╭─ Dataset records

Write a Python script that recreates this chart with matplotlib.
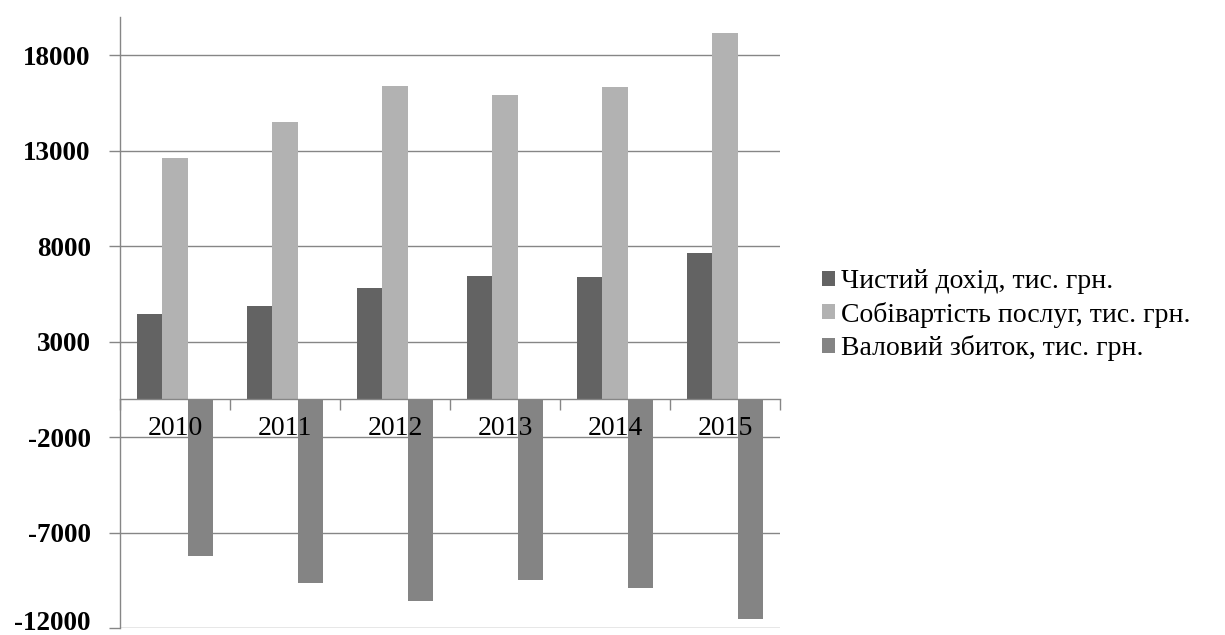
import numpy as np
import matplotlib
matplotlib.use("Agg")
import matplotlib.pyplot as plt
import matplotlib.transforms as mtransforms

# ── Data (тис. грн.) ──────────────────────────────────────────────────────────
years            = ["2010", "2011", "2012", "2013", "2014", "2015"]
net_income       = [4420, 4860, 5790, 6440, 6370, 7640]
cost_of_services = [12600, 14500, 16400, 15930, 16350, 19150]
gross_loss       = [-8250, -9660, -10560, -9500, -9930, -11510]

series_names = [
    "Чистий дохід, тис. грн.",
    "Собівартість послуг, тис. грн.",
    "Валовий збиток, тис. грн.",
]
y_ticks = [-12000, -7000, -2000, 3000, 8000, 13000, 18000]

# ── Style ─────────────────────────────────────────────────────────────────────
COLORS    = ["#636363", "#b2b2b2", "#848484"]
LINE_GRAY = "#868686"
BAR_WIDTH = 0.23

plt.rcParams["font.family"] = ["Liberation Serif", "DejaVu Serif"]

fig = plt.figure(figsize=(12.25, 6.35), dpi=100)
ax = fig.add_axes([120 / 1225, 1 - 628 / 635, 660 / 1225, 611 / 635])

x = np.arange(len(years))
for i, (vals, name, color) in enumerate(
        zip([net_income, cost_of_services, gross_loss], series_names, COLORS)):
    ax.bar(x + (i - 1) * BAR_WIDTH, vals, width=BAR_WIDTH,
           color=color, label=name, zorder=1)

# horizontal gridlines behind the bars
for v in y_ticks:
    ax.axhline(v, color=LINE_GRAY, linewidth=1.0, zorder=0.5)

ax.set_xlim(-0.5, len(years) - 0.5)
ax.set_ylim(-12000, 20000)

ax.set_yticks(y_ticks)
ax.set_yticklabels([str(v) for v in y_ticks], fontsize=19.5, fontweight="bold")
ax.tick_params(axis="y", direction="out", length=8, width=1.0,
               color=LINE_GRAY, pad=13)

# lift the lowest label so it stays inside the figure
fig.canvas.draw()
bottom_label = ax.get_yticklabels()[0]
bottom_label.set_transform(bottom_label.get_transform() +
                           mtransforms.ScaledTranslation(0, 7 / 100, fig.dpi_scale_trans))

# category axis sits on the zero line, ticks between categories
ax.spines["bottom"].set_position(("data", 0))
ax.set_xticks(x)
ax.set_xticklabels(years, fontsize=20)
ax.set_xticks(np.arange(len(years) + 1) - 0.5, minor=True)
ax.tick_params(axis="x", which="major", length=0, pad=12)
ax.tick_params(axis="x", which="minor", direction="out", length=8,
               width=1.0, color=LINE_GRAY)

for side in ["top", "right"]:
    ax.spines[side].set_visible(False)
for side in ["left", "bottom"]:
    ax.spines[side].set_color(LINE_GRAY)
    ax.spines[side].set_linewidth(1.0)

fig.legend(loc="center left", bbox_to_anchor=(822 / 1225, 1 - 315 / 635),
           frameon=False, fontsize=20, handlelength=0.45, handleheight=0.45,
           handletextpad=0.25, labelspacing=0.27, borderpad=0,
           borderaxespad=0)

fig.savefig("out.png", dpi=100)
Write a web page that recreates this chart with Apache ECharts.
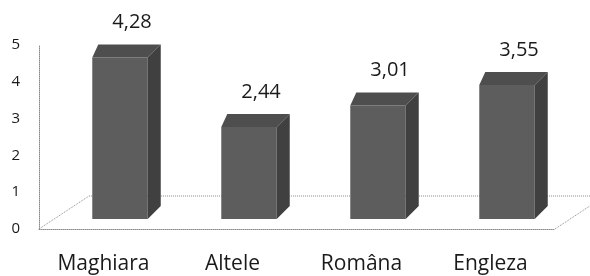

╰─

== What this task involves ==
Exactly restate the lines from the beginning of the data through the line with "mtransforms.ScaledTranslation(0, 7 /", and no others, keeping pictures out.

== Task result ==
Write a Python script that recreates this chart with matplotlib.
import numpy as np
import matplotlib
matplotlib.use("Agg")
import matplotlib.pyplot as plt
import matplotlib.transforms as mtransforms

# ── Data (тис. грн.) ──────────────────────────────────────────────────────────
years            = ["2010", "2011", "2012", "2013", "2014", "2015"]
net_income       = [4420, 4860, 5790, 6440, 6370, 7640]
cost_of_services = [12600, 14500, 16400, 15930, 16350, 19150]
gross_loss       = [-8250, -9660, -10560, -9500, -9930, -11510]

series_names = [
    "Чистий дохід, тис. грн.",
    "Собівартість послуг, тис. грн.",
    "Валовий збиток, тис. грн.",
]
y_ticks = [-12000, -7000, -2000, 3000, 8000, 13000, 18000]

# ── Style ─────────────────────────────────────────────────────────────────────
COLORS    = ["#636363", "#b2b2b2", "#848484"]
LINE_GRAY = "#868686"
BAR_WIDTH = 0.23

plt.rcParams["font.family"] = ["Liberation Serif", "DejaVu Serif"]

fig = plt.figure(figsize=(12.25, 6.35), dpi=100)
ax = fig.add_axes([120 / 1225, 1 - 628 / 635, 660 / 1225, 611 / 635])

x = np.arange(len(years))
for i, (vals, name, color) in enumerate(
        zip([net_income, cost_of_services, gross_loss], series_names, COLORS)):
    ax.bar(x + (i - 1) * BAR_WIDTH, vals, width=BAR_WIDTH,
           color=color, label=name, zorder=1)

# horizontal gridlines behind the bars
for v in y_ticks:
    ax.axhline(v, color=LINE_GRAY, linewidth=1.0, zorder=0.5)

ax.set_xlim(-0.5, len(years) - 0.5)
ax.set_ylim(-12000, 20000)

ax.set_yticks(y_ticks)
ax.set_yticklabels([str(v) for v in y_ticks], fontsize=19.5, fontweight="bold")
ax.tick_params(axis="y", direction="out", length=8, width=1.0,
               color=LINE_GRAY, pad=13)

# lift the lowest label so it stays inside the figure
fig.canvas.draw()
bottom_label = ax.get_yticklabels()[0]
bottom_label.set_transform(bottom_label.get_transform() +
                           mtransforms.ScaledTranslation(0, 7 / 100, fig.dpi_scale_trans))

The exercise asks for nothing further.